Job Description
Talent500 is hiring for one of its clients.
Job Title : Senior Site Reliability Engineer
Location : Bangalore, India
Hiring Manager : Director Engineering, Site Leader
About Recast:
Recast Software, located in Minneapolis, MN, empowers organizations to better manage and support users and devices. Our mission is to simplify the work of IT teams and enable them to create highly secure and compliant environments. Our software does this by seamlessly integrating with existing IT infrastructure to quickly remediate issues, ensure compliance, enhance security, and maintain clear visibility across all devices. Recast is a rapidly growing software company with its solution being used by thousands of enterprise organizations in more than 125 countries, impacting millions of devices and (more importantly) the people who use them.
About the Role:
As a Sr Site Reliability Engineer, you will be responsible for ensuring the reliability of our Azure-hosted services. You will define Service Level Indicators (SLIs) and Service Level Objectives (SLOs), strengthen our infrastructure using Infrastructure as Code (IaC), and enhance the safety and speed of our releases through Azure DevOps.
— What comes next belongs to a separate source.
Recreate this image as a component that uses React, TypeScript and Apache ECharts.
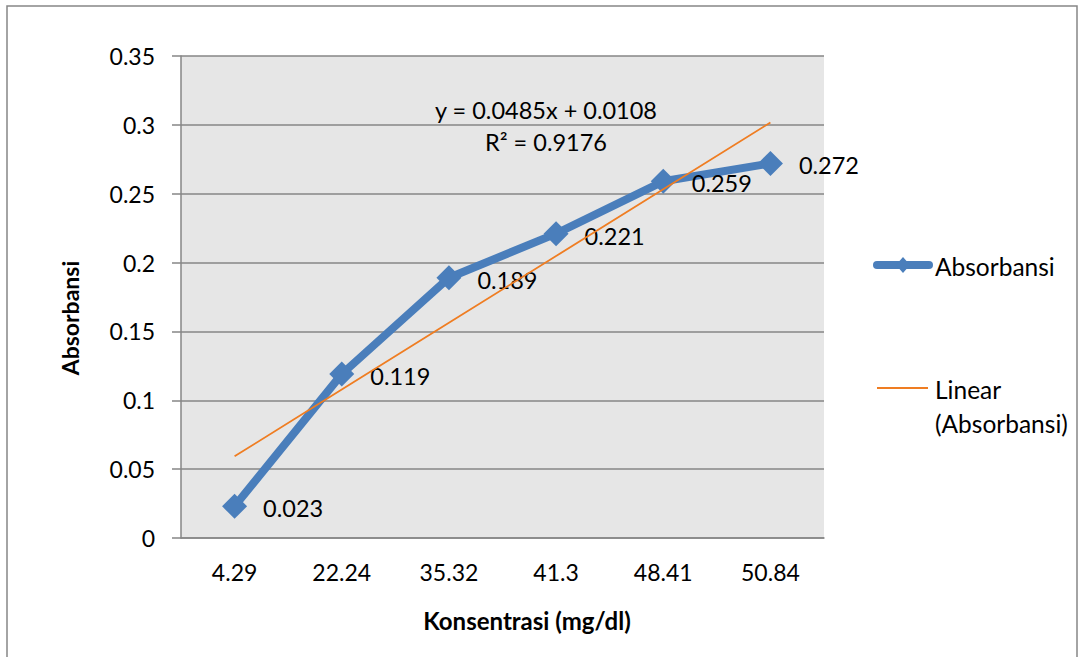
import React, { useEffect, useRef } from "react";
import * as echarts from "echarts";

const categories = ["4.29", "22.24", "35.32", "41.3", "48.41", "50.84"];
const absorbansi = [0.023, 0.119, 0.189, 0.221, 0.259, 0.272];
const yTicks = { min: 0, max: 0.35, interval: 0.05 };
const trendEquation = "y = 0.0485x + 0.0108";
const trendR2 = "R² = 0.9176";
const seriesName = "Absorbansi";
const trendName = ["Linear", "(Absorbansi)"];
const xTitle = "Konsentrasi (mg/dl)";
const yTitle = "Absorbansi";

// least-squares fit on category index (1..n), like Excel's trendline
function linearFit(vals: number[]) {
  const n = vals.length;
  const xs = vals.map((_, i) => i + 1);
  const mx = xs.reduce((a, b) => a + b, 0) / n;
  const my = vals.reduce((a, b) => a + b, 0) / n;
  let sxy = 0, sxx = 0;
  for (let i = 0; i < n; i++) {
    sxy += (xs[i] - mx) * (vals[i] - my);
    sxx += (xs[i] - mx) * (xs[i] - mx);
  }
  const slope = sxy / sxx;
  const intercept = my - slope * mx;
  return xs.map((x) => slope * x + intercept);
}

const FONT = "Lato";
const BLUE = "#4a7ebb";
const ORANGE = "#ef7d22";
const GRAY = "#868686";

export default function App() {
  const ref = useRef<HTMLDivElement>(null);
  useEffect(() => {
    if (!ref.current) return;
    const chart = echarts.init(ref.current, undefined, { renderer: "svg" });
    const trend = linearFit(absorbansi);
    chart.setOption({
      animation: false,
      backgroundColor: "#ffffff",
      textStyle: { fontFamily: FONT },
      grid: {
        left: 181,
        top: 56,
        right: 262,
        bottom: 119,
        show: true,
        backgroundColor: "#e6e6e6",
        borderWidth: 0,
      },
      xAxis: {
        type: "category",
        data: categories,
        boundaryGap: true,
        axisLine: { show: true, lineStyle: { color: GRAY, width: 1.5 } },
        axisTick: { show: false },
        axisLabel: { color: "#000", fontFamily: FONT, fontSize: 23, margin: 22 },
        splitLine: { show: false },
      },
      yAxis: {
        type: "value",
        min: yTicks.min,
        max: yTicks.max,
        interval: yTicks.interval,
        axisLine: { show: true, lineStyle: { color: GRAY, width: 1.5 } },
        axisTick: { show: true, length: 9, lineStyle: { color: GRAY, width: 1.5 } },
        axisLabel: { color: "#000", fontFamily: FONT, fontSize: 23, margin: 26 },
        splitLine: { show: true, lineStyle: { color: GRAY, width: 1.5 } },
      },
      series: [
        {
          name: seriesName,
          type: "line",
          data: absorbansi,
          symbol: "diamond",
          symbolSize: 25,
          lineStyle: { color: BLUE, width: 8 },
          itemStyle: { color: BLUE },
          z: 2,
          label: {
            show: true,
            position: "right",
            distance: 16,
            color: "#000",
            fontFamily: FONT,
            fontSize: 23.5,
            offset: [0, 2],
          },
        },
        {
          name: "Linear (Absorbansi)",
          type: "line",
          data: trend,
          symbol: "none",
          lineStyle: { color: ORANGE, width: 1.8 },
          silent: true,
          z: 3,
        },
      ],
      graphic: [
        {
          type: "rect",
          shape: { x: 7, y: 6, width: 1070, height: 720 },
          style: { fill: "none", stroke: GRAY, lineWidth: 1.5 },
          silent: true,
        },
        {
          type: "text",
          x: 546,
          y: 110,
          style: { text: trendEquation, font: `23.5px ${FONT}`, fill: "#000", align: "center", verticalAlign: "middle" },
        },
        {
          type: "text",
          x: 546,
          y: 142,
          style: { text: trendR2, font: `23.5px ${FONT}`, fill: "#000", align: "center", verticalAlign: "middle" },
        },
        {
          type: "text",
          x: 527,
          y: 620,
          style: { text: xTitle, font: `bold 24px ${FONT}`, fill: "#000", align: "center", verticalAlign: "middle" },
        },
        {
          type: "text",
          x: 70,
          y: 318,
          rotation: Math.PI / 2,
          style: { text: yTitle, font: `bold 23px ${FONT}`, fill: "#000", align: "center", verticalAlign: "middle" },
        },
        {
          type: "line",
          shape: { x1: 877, y1: 265, x2: 929, y2: 265 },
          style: { stroke: BLUE, lineWidth: 8, lineCap: "round" },
        },
        {
          type: "polygon",
          shape: { points: [[903, 257], [910, 265], [903, 273], [896, 265]] },
          style: { fill: BLUE },
        },
        {
          type: "text",
          x: 935,
          y: 266,
          style: { text: seriesName, font: `24.5px ${FONT}`, fill: "#000", verticalAlign: "middle" },
        },
        {
          type: "line",
          shape: { x1: 877, y1: 388, x2: 928, y2: 388 },
          style: { stroke: ORANGE, lineWidth: 1.8 },
        },
        {
          type: "text",
          x: 935,
          y: 389,
          style: { text: trendName[0], font: `24.5px ${FONT}`, fill: "#000", verticalAlign: "middle" },
        },
        {
          type: "text",
          x: 935,
          y: 423,
          style: { text: trendName[1], font: `24.5px ${FONT}`, fill: "#000", verticalAlign: "middle" },
        },
      ],
    });
    return () => chart.dispose();
  }, []);
  return (
    <div
      ref={ref}
      style={{ position: "fixed", left: 0, top: 0, width: 1086, height: 657 }}
    />
  );
}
Success in this role will be measured by the attainment of SLOs and the effective use of error budgets. You will be expected to reduce MTTR and manual toil through automation, and to improve cost efficiency without compromising reliability.
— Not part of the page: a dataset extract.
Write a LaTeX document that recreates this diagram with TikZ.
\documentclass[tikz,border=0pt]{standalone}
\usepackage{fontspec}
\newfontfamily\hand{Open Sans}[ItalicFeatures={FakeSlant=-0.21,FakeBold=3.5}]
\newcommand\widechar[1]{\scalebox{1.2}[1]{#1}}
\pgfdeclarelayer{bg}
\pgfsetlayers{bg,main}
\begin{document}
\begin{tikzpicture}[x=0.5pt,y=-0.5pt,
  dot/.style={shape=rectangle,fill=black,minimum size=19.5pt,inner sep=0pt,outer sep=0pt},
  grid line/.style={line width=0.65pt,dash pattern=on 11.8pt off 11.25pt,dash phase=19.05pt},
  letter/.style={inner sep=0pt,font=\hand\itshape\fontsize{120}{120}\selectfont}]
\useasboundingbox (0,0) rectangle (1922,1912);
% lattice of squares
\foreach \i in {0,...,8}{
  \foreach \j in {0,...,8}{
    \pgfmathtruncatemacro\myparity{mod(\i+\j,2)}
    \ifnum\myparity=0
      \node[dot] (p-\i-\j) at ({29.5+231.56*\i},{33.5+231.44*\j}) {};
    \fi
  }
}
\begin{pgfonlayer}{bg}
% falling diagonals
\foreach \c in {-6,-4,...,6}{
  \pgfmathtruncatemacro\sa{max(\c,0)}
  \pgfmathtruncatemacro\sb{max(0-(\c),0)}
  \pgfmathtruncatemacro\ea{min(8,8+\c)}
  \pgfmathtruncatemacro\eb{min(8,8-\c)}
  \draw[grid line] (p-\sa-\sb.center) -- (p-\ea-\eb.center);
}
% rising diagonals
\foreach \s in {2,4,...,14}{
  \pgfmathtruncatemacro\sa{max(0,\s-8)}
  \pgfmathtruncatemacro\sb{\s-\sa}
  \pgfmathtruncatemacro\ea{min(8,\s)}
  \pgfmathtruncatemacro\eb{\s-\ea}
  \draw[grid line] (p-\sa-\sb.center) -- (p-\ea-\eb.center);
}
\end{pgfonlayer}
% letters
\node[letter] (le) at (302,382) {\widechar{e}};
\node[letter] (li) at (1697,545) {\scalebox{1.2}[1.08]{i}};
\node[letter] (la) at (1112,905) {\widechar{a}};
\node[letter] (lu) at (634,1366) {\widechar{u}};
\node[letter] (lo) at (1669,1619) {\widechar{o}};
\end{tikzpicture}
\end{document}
This is a remote-first opportunity, reporting to our DevOps, Security, and IT Manager. The role requires participation in a fully on-call schedule, providing 24/7 coverage for our SaaS services and backend infrastructure. You will work closely with Engineering, Security, IT, and Support.
What You’ll Do:
Maintain service availability and ensure that Service Level Agreements (SLAs) are consistently met.
Manage error budgets and SLOs.
Expand our observability capabilities by improving metrics, logs, and traces, as well as implementing alerts and auto-remediation processes.
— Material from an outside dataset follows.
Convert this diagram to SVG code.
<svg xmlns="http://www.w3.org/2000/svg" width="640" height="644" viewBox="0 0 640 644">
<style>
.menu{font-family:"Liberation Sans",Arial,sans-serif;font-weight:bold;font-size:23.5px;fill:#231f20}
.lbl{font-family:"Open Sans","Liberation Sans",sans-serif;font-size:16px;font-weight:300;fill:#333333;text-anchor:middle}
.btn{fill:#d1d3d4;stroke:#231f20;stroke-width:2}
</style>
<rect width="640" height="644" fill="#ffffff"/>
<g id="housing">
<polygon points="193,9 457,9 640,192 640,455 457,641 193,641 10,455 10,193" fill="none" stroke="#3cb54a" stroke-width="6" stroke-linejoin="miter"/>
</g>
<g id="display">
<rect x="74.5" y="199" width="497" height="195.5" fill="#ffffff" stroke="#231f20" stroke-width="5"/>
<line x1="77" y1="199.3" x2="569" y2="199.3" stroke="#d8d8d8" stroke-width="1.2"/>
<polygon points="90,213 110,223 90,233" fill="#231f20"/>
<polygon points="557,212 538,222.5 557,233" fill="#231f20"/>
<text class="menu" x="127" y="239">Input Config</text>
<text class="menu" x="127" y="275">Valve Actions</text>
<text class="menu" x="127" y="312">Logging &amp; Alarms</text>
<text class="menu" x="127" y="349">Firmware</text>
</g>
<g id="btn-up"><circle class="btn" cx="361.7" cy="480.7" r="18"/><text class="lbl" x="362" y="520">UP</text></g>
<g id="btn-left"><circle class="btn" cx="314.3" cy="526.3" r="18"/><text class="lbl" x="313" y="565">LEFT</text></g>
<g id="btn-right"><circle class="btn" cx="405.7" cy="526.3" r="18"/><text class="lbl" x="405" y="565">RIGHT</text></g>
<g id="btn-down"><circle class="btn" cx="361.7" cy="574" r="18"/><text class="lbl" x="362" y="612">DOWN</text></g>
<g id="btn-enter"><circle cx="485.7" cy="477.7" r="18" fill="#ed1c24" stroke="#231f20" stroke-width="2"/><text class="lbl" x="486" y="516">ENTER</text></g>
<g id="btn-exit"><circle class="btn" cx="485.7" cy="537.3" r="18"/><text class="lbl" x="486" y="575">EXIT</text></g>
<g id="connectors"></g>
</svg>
Lead incident response and conduct post-incident reviews to reduce Mean Time to Recovery (MTTR).
Plan for capacity, manage performance, and optimize cloud costs.
Collaborate across North American and European teams, create and enhance documentation, and share & demonstrate best practices.
Minimum Requirements:
5+ years of experience in Site Reliability Engineering or DevOps within cloud environments, with a preference for Azure.
2+ years of experience building and operating CI/CD pipelines using tools such as Azure DevOps (preferred), Jenkins, or GitHub Actions.
3+ years of experience with cloud monitoring, alerting, and automation.
Proficiency in PowerShell (preferred) or Python.
Experience with Infrastructure as Code tools like Bicep (preferred) or Terraform.
Understanding of configuration management fundamentals.
Exposure to cloud networking components such as load balancers, web application firewalls, and firewalls.
Experience with DORA metrics and progressive delivery practices.
Experience in managing SQL/No-SQL Infrastructure with general query knowledge
Experience working in a cloud first infrastructure, especially Azure, with cloud services (e.g. SignalR, Redis, API Mangement, etc.).
Preferred Knowledge and Skills:
Experience in Azure Monitoring, App Insights, and other Azure Services
Experience in services such as Datadog, Splunk, etc.
Familiarity with a typed language such as C# or C++ is preferred.
Experience with query languages (SQL, Spark, KQL).
What you bring:
You take initiative.
We have a culture of ownership and progress over perfection. We proactively drive outcomes with self-motivation and determination. We deliver results that matter to our customers and our team.
You get curious.
Curiosity moves us forward. We ask questions, try new things, and learn from mistakes. Challenges are opportunities to explore creative solutions that benefit our customers and drive continuous improvement.
You work together.
We appreciate the power of diverse perspectives. Through open communication, we help one another and leverage our collective expertise for better outcomes. We build trust through teamwork.
You embrace change.
Change is inevitable; we meet it with agility and resilience. We navigate with courage and find possibility in uncertainty. We adapt for the future, shaping our path with purpose.
You choose empathy.
We aim to deeply understand the needs of our customers and one another - it's the foundation of our relationships. We assume positive intent and practice mutual respect. We prioritize a culture of belonging because success is a shared journey.
Compensation, Benefits, & Perks:
TBD
Why do we love working at Recast?
It takes great people across an entire company to build great tools. As a growing start-up, every employee has an opportunity to make a huge impact on our business, as well as ample opportunities to learn and grow. We are a people-first culture with passionate, talented, and supportive teammates. We are committed to making every employee feel respected and valued. We recognize to bring our best selves to Recast, it’s important for everyone to nurture their lives outside of work.
Recast provides equal employment opportunities (EEO) to all employees and applicants for employment without regard to race, color, religion, creed, gender, sex (including pregnancy, childbirth, and related medical conditions), sexual orientation, gender identity, national origin, age, disability, genetic information or characteristics, marital status, familial status, veteran or military status, status regarding public assistance, membership or activity in a local commission, or any other protected status in accordance with applicable federal, state, local, and international laws.